## STATED PROBLEM
Retype the whole listing, please, keeping every line exact and dropping the pictures.

## SOURCE EXCERPT
==========
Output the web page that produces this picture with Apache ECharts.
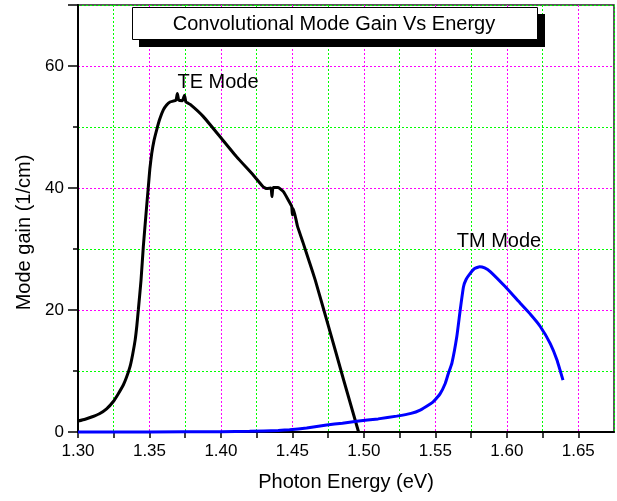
<!DOCTYPE html>
<html>
<head>
<meta charset="utf-8">
<script src="https://cdn.jsdelivr.net/npm/echarts@6/dist/echarts.min.js"></script>
<style>html,body{margin:0;padding:0;background:#fff}#c{width:617px;height:501px}</style>
</head>
<body>
<div id="c"></div>
<script>
var xTicks = ['1.30','1.35','1.40','1.45','1.50','1.55','1.60','1.65'];
var yTicks = ['0','20','40','60'];

var teEnergy = [1.300,1.305,1.310,1.315,1.320,1.3247,1.328,1.3317,1.334,1.3364,1.3383,1.340,1.3412,1.3422,1.3441,1.3457,1.3476,1.3492,1.3503,1.3516,1.3532,1.355,1.3572,1.3597,1.362,1.3644,1.3685,1.3695,1.3705,1.373,1.3745,1.3755,1.3785,1.3877,1.3994,1.411,1.4227,1.4295,1.432,1.435,1.4357,1.4365,1.440,1.4437,1.4472,1.4495,1.4500,1.4507,1.4535,1.4575,1.462,1.466,1.472,1.480,1.486,1.4963];
var teGain   = [1.8,2.1,2.5,3.0,3.8,5.0,6.2,7.7,9.0,10.7,12.8,15.1,17.5,20.0,24.9,30.4,35.8,40.2,43.2,45.7,47.8,49.5,51.3,52.8,53.6,54.1,54.4,55.5,54.4,54.3,55.2,54.1,53.7,51.7,48.4,45.1,42.1,40.2,39.9,40.0,38.6,40.1,40.1,39.4,38.0,37.0,35.6,36.6,33.8,31.0,27.8,24.9,20.0,13.4,8.4,0];

var tmEnergy = [1.30,1.35,1.40,1.42,1.44,1.448,1.46,1.474,1.485,1.495,1.51,1.523,1.533,1.5394,1.5464,1.5487,1.5534,1.557,1.559,1.5616,1.565,1.5674,1.5697,1.5715,1.5744,1.5775,1.581,1.5845,1.5884,1.599,1.6094,1.6165,1.6234,1.6304,1.6351,1.6393];
var tmGain   = [0.0,0.02,0.06,0.12,0.25,0.35,0.65,1.15,1.45,1.75,2.15,2.6,3.05,3.6,4.6,5.0,6.3,8.0,9.5,11.3,15.6,20.0,23.8,25.0,26.0,26.8,27.1,26.9,26.3,23.8,21.1,19.3,17.3,14.5,11.8,8.5];

var titleText = 'Convolutional Mode Gain Vs Energy';
var teLabel = 'TE Mode';
var tmLabel = 'TM Mode';

function pairs(xs, ys){ return xs.map(function(x,i){ return [x, ys[i]]; }); }

var FONT = '"Liberation Sans", Arial, sans-serif';
var gridColors = ['#ff00ff', '#00ff00'];
var chart = echarts.init(document.getElementById('c'), null, {renderer:'canvas'});
chart.setOption({
  animation: false,
  backgroundColor: '#fff',
  grid: {left: 78, right: 3, top: 5, bottom: 69, show: true, borderColor: '#222', borderWidth: 1.5, backgroundColor: 'transparent'},
  xAxis: {
    type: 'value', min: 1.30, max: 1.675, interval: 0.025,
    name: 'Photon Energy (eV)', nameLocation: 'middle', nameGap: 40,
    nameTextStyle: {fontFamily: FONT, fontSize: 20, color: '#000'},
    axisLine: {lineStyle: {color: '#000', width: 2}},
    axisTick: {show: true, length: 6, lineStyle: {color: '#000', width: 1.5}},
    axisLabel: {showMaxLabel: false, fontFamily: FONT, fontSize: 17, color: '#000', margin: 11,
      formatter: function(v){ var s = v.toFixed(2); var k = Math.round(v * 1000); return (k % 50 === 0 && xTicks.indexOf(s) >= 0) ? s : ''; }},
    splitLine: {show: true, lineStyle: {color: gridColors, type: [2,2], width: 1}}
  },
  yAxis: [{
    type: 'value', min: 0, max: 70, interval: 10,
    name: 'Mode gain (1/cm)', nameLocation: 'middle', nameGap: 44,
    nameTextStyle: {fontFamily: FONT, fontSize: 20, color: '#000', padding: [0, 28, 0, 0]},
    axisLine: {lineStyle: {color: '#000', width: 2}},
    axisTick: {show: true, length: 5, lineStyle: {color: '#000', width: 1.5}},
    axisLabel: {showMaxLabel: false, fontFamily: FONT, fontSize: 17, color: '#000', margin: 14,
      formatter: function(v){ var s = String(Math.round(v)); return yTicks.indexOf(s) >= 0 ? s : ''; }},
    splitLine: {show: true, lineStyle: {color: gridColors, type: [2,2], width: 1}}
  }, {
    type: 'value', min: 0, max: 70, interval: 20, position: 'left',
    axisLine: {show: false},
    axisTick: {show: true, length: 10, lineStyle: {color: '#000', width: 1.5}},
    axisLabel: {show: false},
    splitLine: {show: false}
  }],
  series: [
    {type: 'line', data: pairs(teEnergy, teGain), showSymbol: false, clip: false, smooth: 0.12,
     lineStyle: {color: '#000', width: 3}, z: 3},
    {type: 'line', data: pairs(tmEnergy, tmGain), showSymbol: false, clip: false, smooth: 0.12,
     lineStyle: {color: '#0000ff', width: 3}, z: 4}
  ],
  graphic: [
    {type: 'rect', left: 139, top: 14, shape: {width: 406, height: 33}, style: {fill: '#000'}, z: 10},
    {type: 'rect', left: 132, top: 7, shape: {width: 405, height: 32}, style: {fill: '#fff', stroke: '#000', lineWidth: 1}, z: 11},
    {type: 'text', x: 334, y: 24, style: {text: titleText, font: '20px ' + FONT, fill: '#000', textAlign: 'center', textVerticalAlign: 'middle'}, z: 12},
    {type: 'text', x: 218, y: 82, style: {text: teLabel, font: '20px ' + FONT, fill: '#000', textAlign: 'center', textVerticalAlign: 'middle'}, z: 12},
    {type: 'text', x: 499, y: 241, style: {text: tmLabel, font: '20px ' + FONT, fill: '#000', textAlign: 'center', textVerticalAlign: 'middle'}, z: 12}
  ]
});
</script>
</body>
</html>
==========
## SOLUTION
Output the web page that produces this picture with Apache ECharts.
<!DOCTYPE html>
<html>
<head>
<meta charset="utf-8">
<script src="https://cdn.jsdelivr.net/npm/echarts@6/dist/echarts.min.js"></script>
<style>html,body{margin:0;padding:0;background:#fff}#c{width:617px;height:501px}</style>
</head>
<body>
<div id="c"></div>
<script>
var xTicks = ['1.30','1.35','1.40','1.45','1.50','1.55','1.60','1.65'];
var yTicks = ['0','20','40','60'];

var teEnergy = [1.300,1.305,1.310,1.315,1.320,1.3247,1.328,1.3317,1.334,1.3364,1.3383,1.340,1.3412,1.3422,1.3441,1.3457,1.3476,1.3492,1.3503,1.3516,1.3532,1.355,1.3572,1.3597,1.362,1.3644,1.3685,1.3695,1.3705,1.373,1.3745,1.3755,1.3785,1.3877,1.3994,1.411,1.4227,1.4295,1.432,1.435,1.4357,1.4365,1.440,1.4437,1.4472,1.4495,1.4500,1.4507,1.4535,1.4575,1.462,1.466,1.472,1.480,1.486,1.4963];
var teGain   = [1.8,2.1,2.5,3.0,3.8,5.0,6.2,7.7,9.0,10.7,12.8,15.1,17.5,20.0,24.9,30.4,35.8,40.2,43.2,45.7,47.8,49.5,51.3,52.8,53.6,54.1,54.4,55.5,54.4,54.3,55.2,54.1,53.7,51.7,48.4,45.1,42.1,40.2,39.9,40.0,38.6,40.1,40.1,39.4,38.0,37.0,35.6,36.6,33.8,31.0,27.8,24.9,20.0,13.4,8.4,0];

var tmEnergy = [1.30,1.35,1.40,1.42,1.44,1.448,1.46,1.474,1.485,1.495,1.51,1.523,1.533,1.5394,1.5464,1.5487,1.5534,1.557,1.559,1.5616,1.565,1.5674,1.5697,1.5715,1.5744,1.5775,1.581,1.5845,1.5884,1.599,1.6094,1.6165,1.6234,1.6304,1.6351,1.6393];
var tmGain   = [0.0,0.02,0.06,0.12,0.25,0.35,0.65,1.15,1.45,1.75,2.15,2.6,3.05,3.6,4.6,5.0,6.3,8.0,9.5,11.3,15.6,20.0,23.8,25.0,26.0,26.8,27.1,26.9,26.3,23.8,21.1,19.3,17.3,14.5,11.8,8.5];

var titleText = 'Convolutional Mode Gain Vs Energy';
var teLabel = 'TE Mode';
var tmLabel = 'TM Mode';

function pairs(xs, ys){ return xs.map(function(x,i){ return [x, ys[i]]; }); }

var FONT = '"Liberation Sans", Arial, sans-serif';
var gridColors = ['#ff00ff', '#00ff00'];
var chart = echarts.init(document.getElementById('c'), null, {renderer:'canvas'});
chart.setOption({
  animation: false,
  backgroundColor: '#fff',
  grid: {left: 78, right: 3, top: 5, bottom: 69, show: true, borderColor: '#222', borderWidth: 1.5, backgroundColor: 'transparent'},
  xAxis: {
    type: 'value', min: 1.30, max: 1.675, interval: 0.025,
    name: 'Photon Energy (eV)', nameLocation: 'middle', nameGap: 40,
    nameTextStyle: {fontFamily: FONT, fontSize: 20, color: '#000'},
    axisLine: {lineStyle: {color: '#000', width: 2}},
    axisTick: {show: true, length: 6, lineStyle: {color: '#000', width: 1.5}},
    axisLabel: {showMaxLabel: false, fontFamily: FONT, fontSize: 17, color: '#000', margin: 11,
      formatter: function(v){ var s = v.toFixed(2); var k = Math.round(v * 1000); return (k % 50 === 0 && xTicks.indexOf(s) >= 0) ? s : ''; }},
    splitLine: {show: true, lineStyle: {color: gridColors, type: [2,2], width: 1}}
  },
  yAxis: [{
    type: 'value', min: 0, max: 70, interval: 10,
    name: 'Mode gain (1/cm)', nameLocation: 'middle', nameGap: 44,
    nameTextStyle: {fontFamily: FONT, fontSize: 20, color: '#000', padding: [0, 28, 0, 0]},
    axisLine: {lineStyle: {color: '#000', width: 2}},
    axisTick: {show: true, length: 5, lineStyle: {color: '#000', width: 1.5}},
    axisLabel: {showMaxLabel: false, fontFamily: FONT, fontSize: 17, color: '#000', margin: 14,
      formatter: function(v){ var s = String(Math.round(v)); return yTicks.indexOf(s) >= 0 ? s : ''; }},
    splitLine: {show: true, lineStyle: {color: gridColors, type: [2,2], width: 1}}
  }, {
    type: 'value', min: 0, max: 70, interval: 20, position: 'left',
    axisLine: {show: false},
    axisTick: {show: true, length: 10, lineStyle: {color: '#000', width: 1.5}},
    axisLabel: {show: false},
    splitLine: {show: false}
  }],
  series: [
    {type: 'line', data: pairs(teEnergy, teGain), showSymbol: false, clip: false, smooth: 0.12,
     lineStyle: {color: '#000', width: 3}, z: 3},
    {type: 'line', data: pairs(tmEnergy, tmGain), showSymbol: false, clip: false, smooth: 0.12,
     lineStyle: {color: '#0000ff', width: 3}, z: 4}
  ],
  graphic: [
    {type: 'rect', left: 139, top: 14, shape: {width: 406, height: 33}, style: {fill: '#000'}, z: 10},
    {type: 'rect', left: 132, top: 7, shape: {width: 405, height: 32}, style: {fill: '#fff', stroke: '#000', lineWidth: 1}, z: 11},
    {type: 'text', x: 334, y: 24, style: {text: titleText, font: '20px ' + FONT, fill: '#000', textAlign: 'center', textVerticalAlign: 'middle'}, z: 12},
    {type: 'text', x: 218, y: 82, style: {text: teLabel, font: '20px ' + FONT, fill: '#000', textAlign: 'center', textVerticalAlign: 'middle'}, z: 12},
    {type: 'text', x: 499, y: 241, style: {text: tmLabel, font: '20px ' + FONT, fill: '#000', textAlign: 'center', textVerticalAlign: 'middle'}, z: 12}
  ]
});
</script>
</body>
</html>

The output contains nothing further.